:: WHAT THE EXERCISE ASKS ::
Print word for word the first line of the listing below and every line after it, through the line with "81.9, 91.0, 94.7];". Leave out the pictures and the rest.

:: RECORDED DATA ::
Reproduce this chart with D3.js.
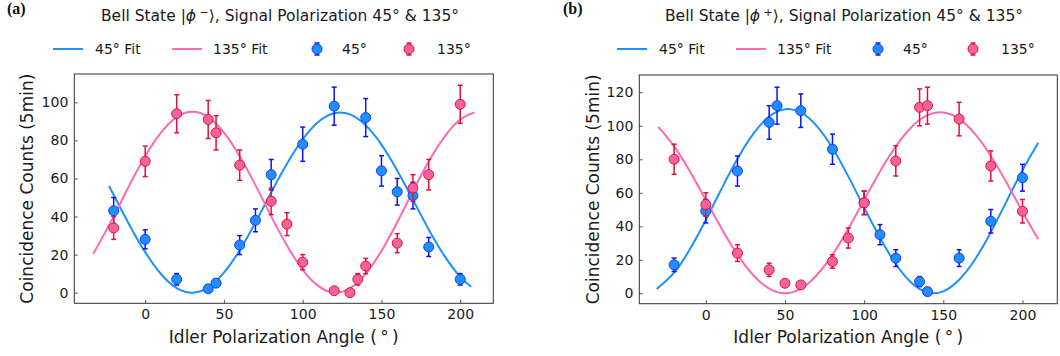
<!DOCTYPE html>
<html>
<head>
<meta charset="utf-8">
<script src="https://cdn.jsdelivr.net/npm/d3@7"></script>
<style>
  body { margin: 0; background: #fff; }
  svg { display: block; font-family: "DejaVu Sans", sans-serif; }
</style>
</head>
<body>
<svg id="chart" width="1060" height="356"></svg>
<script>
// ---------- data ----------
const xTicks = [0, 50, 100, 150, 200];
const yTicksA = [0, 20, 40, 60, 80, 100];
const yTicksB = [0, 20, 40, 60, 80, 100, 120];

// Panel (a): Bell state |phi->
const aBlueX = [-20, 0, 20, 40, 45, 60, 70, 80, 100, 120, 140, 150, 160, 170, 180, 200];
const aBlueY = [43, 28, 7, 2, 5, 25, 38, 62, 78, 98, 92, 64, 53, 51, 24, 7];
const aBlueE = [7, 5, 3, 1, 2, 5, 6, 8, 9, 10, 10, 8, 7, 7, 5, 3];
const aPinkX = [-20, 0, 20, 40, 45, 60, 80, 90, 100, 120, 130, 135, 140, 160, 170, 180, 200];
const aPinkY = [34, 69, 94, 91, 84, 67, 48, 36, 16, 1, 0, 7, 14, 26, 55, 62, 99];
const aPinkE = [6, 8, 10, 10, 9, 8, 7, 6, 4, 1, 0, 3, 4, 5, 7, 8, 10];
const aFit45X = [-23, -20, -10, 0, 10, 20, 30, 40, 50, 60, 70, 80, 90, 100, 110, 120, 130, 140, 150, 160, 170, 180, 190, 200, 207];
const aFit45Y = [56.0, 51.3, 35.6, 21.3, 9.8, 2.4, 0.0, 2.8, 10.5, 22.3, 36.9, 52.6, 67.7, 80.5, 89.8, 94.3, 93.7, 87.9, 77.8, 64.2, 48.8, 33.2, 19.3, 8.3, 3.1];
const aFit135X = [-33, -30, -20, -10, 0, 10, 20, 30, 40, 50, 60, 70, 80, 90, 100, 110, 120, 130, 140, 150, 160, 170, 180, 190, 200, 209];
const aFit135Y = [20.5, 24.8, 40.1, 56.5, 71.7, 84.1, 92.2, 95.0, 92.2, 84.1, 71.7, 56.5, 40.1, 24.8, 12.0, 3.4, 0.0, 2.3, 9.9, 21.9, 37.0, 53.3, 68.9, 81.9, 91.0, 94.7];

// Panel (b): Bell state |phi+>
const bBlueX = [-20, 0, 20, 40, 45, 60, 80, 100, 110, 120, 135, 140, 160, 180, 200];
const bBlueY = [17, 49, 73, 102, 112, 109, 86, 54, 35, 21, 7, 1, 21, 43, 69];
const bBlueE = [4, 7, 9, 10, 11, 10, 9, 7, 6, 5, 3, 1, 5, 7, 8];
const bPinkX = [-20, 0, 20, 40, 50, 60, 80, 90, 100, 120, 135, 140, 160, 180, 200];
const bPinkY = [80, 53, 24, 14, 6, 5, 19, 33, 54, 79, 111, 112, 104, 76, 49];
const bPinkE = [9, 7, 5, 4, 2, 2, 4, 6, 7, 9, 11, 11, 10, 9, 7];
const bFit45X = [-31, -20, -10, 0, 10, 20, 30, 40, 50, 60, 70, 80, 90, 100, 110, 120, 130, 140, 150, 160, 170, 180, 190, 200, 210];
const bFit45Y = [2.6, 12.3, 26.4, 43.8, 62.5, 80.3, 95.2, 105.5, 109.9, 108.0, 99.9, 86.7, 69.8, 51.2, 33.2, 17.5, 6.2, 0.5, 1.2, 8.1, 20.2, 36.5, 55.0, 73.4, 89.8];
const bFit135X = [-30, -20, -10, 0, 10, 20, 30, 40, 50, 60, 70, 80, 90, 100, 110, 120, 130, 140, 150, 160, 170, 180, 190, 200, 210];
const bFit135Y = [99.3, 87.7, 72.7, 55.7, 38.6, 23.1, 10.8, 2.8, 0.0, 2.8, 10.8, 23.1, 38.6, 55.7, 72.7, 87.7, 99.3, 106.3, 107.9, 104.1, 95.1, 82.0, 66.0, 48.7, 32.2];

const legendLabels = ["45° Fit", "135° Fit", "45°", "135°"];

// ---------- styles ----------
const C = {
  fit45: "#1e90ff", fit135: "#ff69b4",
  dot45: "#1e8fff", edge45: "#1a3cff", bar45: "#0a14f0",
  dot135: "#f7629a", edge135: "#dc143c", bar135: "#dc143c",
  frame: "#333"
};

const svg = d3.select("#chart");

function zip(xs, ys, es) { return xs.map((x, i) => ({ x, y: ys[i], e: es ? es[i] : 0 })); }

function panel(cfg) {
  const x = d3.scaleLinear().domain(cfg.xDom).range([cfg.left, cfg.right]);
  const y = d3.scaleLinear().domain(cfg.yDom).range([cfg.bottom, cfg.top]);
  const g = svg.append("g");

  // axes
  const xa = g.append("g").attr("transform", `translate(0,${cfg.bottom})`)
    .call(d3.axisBottom(x).tickValues(xTicks).tickSizeInner(-3.5).tickSizeOuter(0).tickPadding(6).tickFormat(d3.format("d")));
  const ya = g.append("g").attr("transform", `translate(${cfg.left},0)`)
    .call(d3.axisLeft(y).tickValues(cfg.yTicks).tickSizeInner(-3.5).tickSizeOuter(0).tickPadding(6).tickFormat(d3.format("d")));
  [xa, ya].forEach(a => {
    a.select(".domain").remove();
    a.selectAll(".tick line").attr("stroke", "#444").attr("stroke-width", 0.9);
    a.selectAll(".tick text").attr("fill", "#1a1a1a").style("font-size", "14px").style("font-family", "DejaVu Sans");
  });

  // fit lines
  const line = d3.line().x(d => x(d.x)).y(d => y(d.y)).curve(d3.curveNatural);
  g.append("path").datum(zip(cfg.fit45X, cfg.fit45Y)).attr("d", line)
    .attr("fill", "none").attr("stroke", C.fit45).attr("stroke-width", 2);
  g.append("path").datum(zip(cfg.fit135X, cfg.fit135Y)).attr("d", line)
    .attr("fill", "none").attr("stroke", C.fit135).attr("stroke-width", 2);

  // error bar series
  function series(data, dot, edge, bar) {
    const s = g.append("g");
    const pts = s.selectAll("g").data(data).join("g");
    pts.append("line").attr("x1", d => x(d.x)).attr("x2", d => x(d.x))
      .attr("y1", d => y(d.y - d.e)).attr("y2", d => y(d.y + d.e))
      .attr("stroke", bar).attr("stroke-width", 1.5);
    pts.append("line").attr("x1", d => x(d.x) - 2.5).attr("x2", d => x(d.x) + 2.5)
      .attr("y1", d => y(d.y + d.e)).attr("y2", d => y(d.y + d.e))
      .attr("stroke", bar).attr("stroke-width", 1.5);
    pts.append("line").attr("x1", d => x(d.x) - 2.5).attr("x2", d => x(d.x) + 2.5)
      .attr("y1", d => y(d.y - d.e)).attr("y2", d => y(d.y - d.e))
      .attr("stroke", bar).attr("stroke-width", 1.5);
    pts.append("circle").attr("cx", d => x(d.x)).attr("cy", d => y(d.y)).attr("r", 5)
      .attr("fill", dot).attr("stroke", edge).attr("stroke-width", 1);
  }
  series(zip(cfg.blueX, cfg.blueY, cfg.blueE), C.dot45, C.edge45, C.bar45);
  series(zip(cfg.pinkX, cfg.pinkY, cfg.pinkE), C.dot135, C.edge135, C.bar135);

  // frame
  g.append("rect").attr("x", cfg.left).attr("y", cfg.top)
    .attr("width", cfg.right - cfg.left).attr("height", cfg.bottom - cfg.top)
    .attr("fill", "none").attr("stroke", C.frame).attr("stroke-width", 1);

  // axis labels
  const cx = (cfg.left + cfg.right) / 2, cy = (cfg.top + cfg.bottom) / 2;
  g.append("text").attr("x", cx).attr("y", 343).attr("text-anchor", "middle")
    .style("font-size", "17px").attr("fill", "#1a1a1a").text("Idler Polarization Angle (\u2009°\u2009)");
  g.append("text").attr("transform", `translate(${cfg.ylabX},${cy}) rotate(-90)`)
    .attr("text-anchor", "middle").style("font-size", "17px").attr("fill", "#1a1a1a")
    .text("Coincidence Counts (5min)");

  // title
  const t = g.append("text").attr("x", cfg.titleX).attr("y", 21).attr("text-anchor", "middle")
    .style("font-size", "15.5px").attr("fill", "#1a1a1a");
  t.append("tspan").text("Bell State |");
  t.append("tspan").style("font-style", "italic").text("ϕ");
  t.append("tspan").attr("dy", -5).style("font-size", "11px").text(" " + cfg.sign);
  t.append("tspan").attr("dy", 5).text("⟩, Signal Polarization 45° & 135°");

  // panel letter
  g.append("text").attr("x", cfg.letterX).attr("y", 14)
    .style("font-family", "'Liberation Serif', 'DejaVu Serif', serif").style("font-weight", "bold")
    .style("font-size", "16px").attr("fill", "#111").text(cfg.letter);

  // legend
  const ly = 49, lb = 54;
  const L = cfg.legend;
  g.append("line").attr("x1", L[0]).attr("x2", L[0] + 30).attr("y1", ly).attr("y2", ly)
    .attr("stroke", C.fit45).attr("stroke-width", 2);
  g.append("text").attr("x", L[0] + 42).attr("y", lb).style("font-size", "14px").attr("fill", "#1a1a1a").text(legendLabels[0]);
  g.append("line").attr("x1", L[1]).attr("x2", L[1] + 30).attr("y1", ly).attr("y2", ly)
    .attr("stroke", C.fit135).attr("stroke-width", 2);
  g.append("text").attr("x", L[1] + 41).attr("y", lb).style("font-size", "14px").attr("fill", "#1a1a1a").text(legendLabels[1]);
  function legMarker(mx, dot, edge, bar) {
    g.append("line").attr("x1", mx).attr("x2", mx).attr("y1", ly - 6).attr("y2", ly + 6).attr("stroke", bar).attr("stroke-width", 1.5);
    g.append("line").attr("x1", mx - 2.5).attr("x2", mx + 2.5).attr("y1", ly - 6).attr("y2", ly - 6).attr("stroke", bar).attr("stroke-width", 1.5);
    g.append("line").attr("x1", mx - 2.5).attr("x2", mx + 2.5).attr("y1", ly + 6).attr("y2", ly + 6).attr("stroke", bar).attr("stroke-width", 1.5);
    g.append("circle").attr("cx", mx).attr("cy", ly).attr("r", 5).attr("fill", dot).attr("stroke", edge).attr("stroke-width", 1);
  }
  legMarker(L[2], C.dot45, C.edge45, C.bar45);
  g.append("text").attr("x", L[2] + 25).attr("y", lb).style("font-size", "14px").attr("fill", "#1a1a1a").text(legendLabels[2]);
  legMarker(L[3], C.dot135, C.edge135, C.bar135);
  g.append("text").attr("x", L[3] + 28).attr("y", lb).style("font-size", "14px").attr("fill", "#1a1a1a").text(legendLabels[3]);
}

panel({
  left: 74.3, right: 493.3, top: 74, bottom: 303.3,
  xDom: [-45, 221], yDom: [-5.6, 114.9], yTicks: yTicksA,
  blueX: aBlueX, blueY: aBlueY, blueE: aBlueE,
  pinkX: aPinkX, pinkY: aPinkY, pinkE: aPinkE,
  fit45X: aFit45X, fit45Y: aFit45Y, fit135X: aFit135X, fit135Y: aFit135Y,
  ylabX: 33, titleX: 280, sign: "−", letter: "(a)", letterX: 7,
  legend: [53, 172, 317, 409]
});

panel({
  left: 639.3, right: 1057.3, top: 75, bottom: 303.7,
  xDom: [-42, 222], yDom: [-6.2, 130.3], yTicks: yTicksB,
  blueX: bBlueX, blueY: bBlueY, blueE: bBlueE,
  pinkX: bPinkX, pinkY: bPinkY, pinkE: bPinkE,
  fit45X: bFit45X, fit45Y: bFit45Y, fit135X: bFit135X, fit135Y: bFit135Y,
  ylabX: 599, titleX: 844, sign: "+", letter: "(b)", letterX: 563,
  legend: [617, 736, 878, 973]
});
</script>
</body>
</html>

:: RESULT ::
Reproduce this chart with D3.js.
<!DOCTYPE html>
<html>
<head>
<meta charset="utf-8">
<script src="https://cdn.jsdelivr.net/npm/d3@7"></script>
<style>
  body { margin: 0; background: #fff; }
  svg { display: block; font-family: "DejaVu Sans", sans-serif; }
</style>
</head>
<body>
<svg id="chart" width="1060" height="356"></svg>
<script>
// ---------- data ----------
const xTicks = [0, 50, 100, 150, 200];
const yTicksA = [0, 20, 40, 60, 80, 100];
const yTicksB = [0, 20, 40, 60, 80, 100, 120];

// Panel (a): Bell state |phi->
const aBlueX = [-20, 0, 20, 40, 45, 60, 70, 80, 100, 120, 140, 150, 160, 170, 180, 200];
const aBlueY = [43, 28, 7, 2, 5, 25, 38, 62, 78, 98, 92, 64, 53, 51, 24, 7];
const aBlueE = [7, 5, 3, 1, 2, 5, 6, 8, 9, 10, 10, 8, 7, 7, 5, 3];
const aPinkX = [-20, 0, 20, 40, 45, 60, 80, 90, 100, 120, 130, 135, 140, 160, 170, 180, 200];
const aPinkY = [34, 69, 94, 91, 84, 67, 48, 36, 16, 1, 0, 7, 14, 26, 55, 62, 99];
const aPinkE = [6, 8, 10, 10, 9, 8, 7, 6, 4, 1, 0, 3, 4, 5, 7, 8, 10];
const aFit45X = [-23, -20, -10, 0, 10, 20, 30, 40, 50, 60, 70, 80, 90, 100, 110, 120, 130, 140, 150, 160, 170, 180, 190, 200, 207];
const aFit45Y = [56.0, 51.3, 35.6, 21.3, 9.8, 2.4, 0.0, 2.8, 10.5, 22.3, 36.9, 52.6, 67.7, 80.5, 89.8, 94.3, 93.7, 87.9, 77.8, 64.2, 48.8, 33.2, 19.3, 8.3, 3.1];
const aFit135X = [-33, -30, -20, -10, 0, 10, 20, 30, 40, 50, 60, 70, 80, 90, 100, 110, 120, 130, 140, 150, 160, 170, 180, 190, 200, 209];
const aFit135Y = [20.5, 24.8, 40.1, 56.5, 71.7, 84.1, 92.2, 95.0, 92.2, 84.1, 71.7, 56.5, 40.1, 24.8, 12.0, 3.4, 0.0, 2.3, 9.9, 21.9, 37.0, 53.3, 68.9, 81.9, 91.0, 94.7];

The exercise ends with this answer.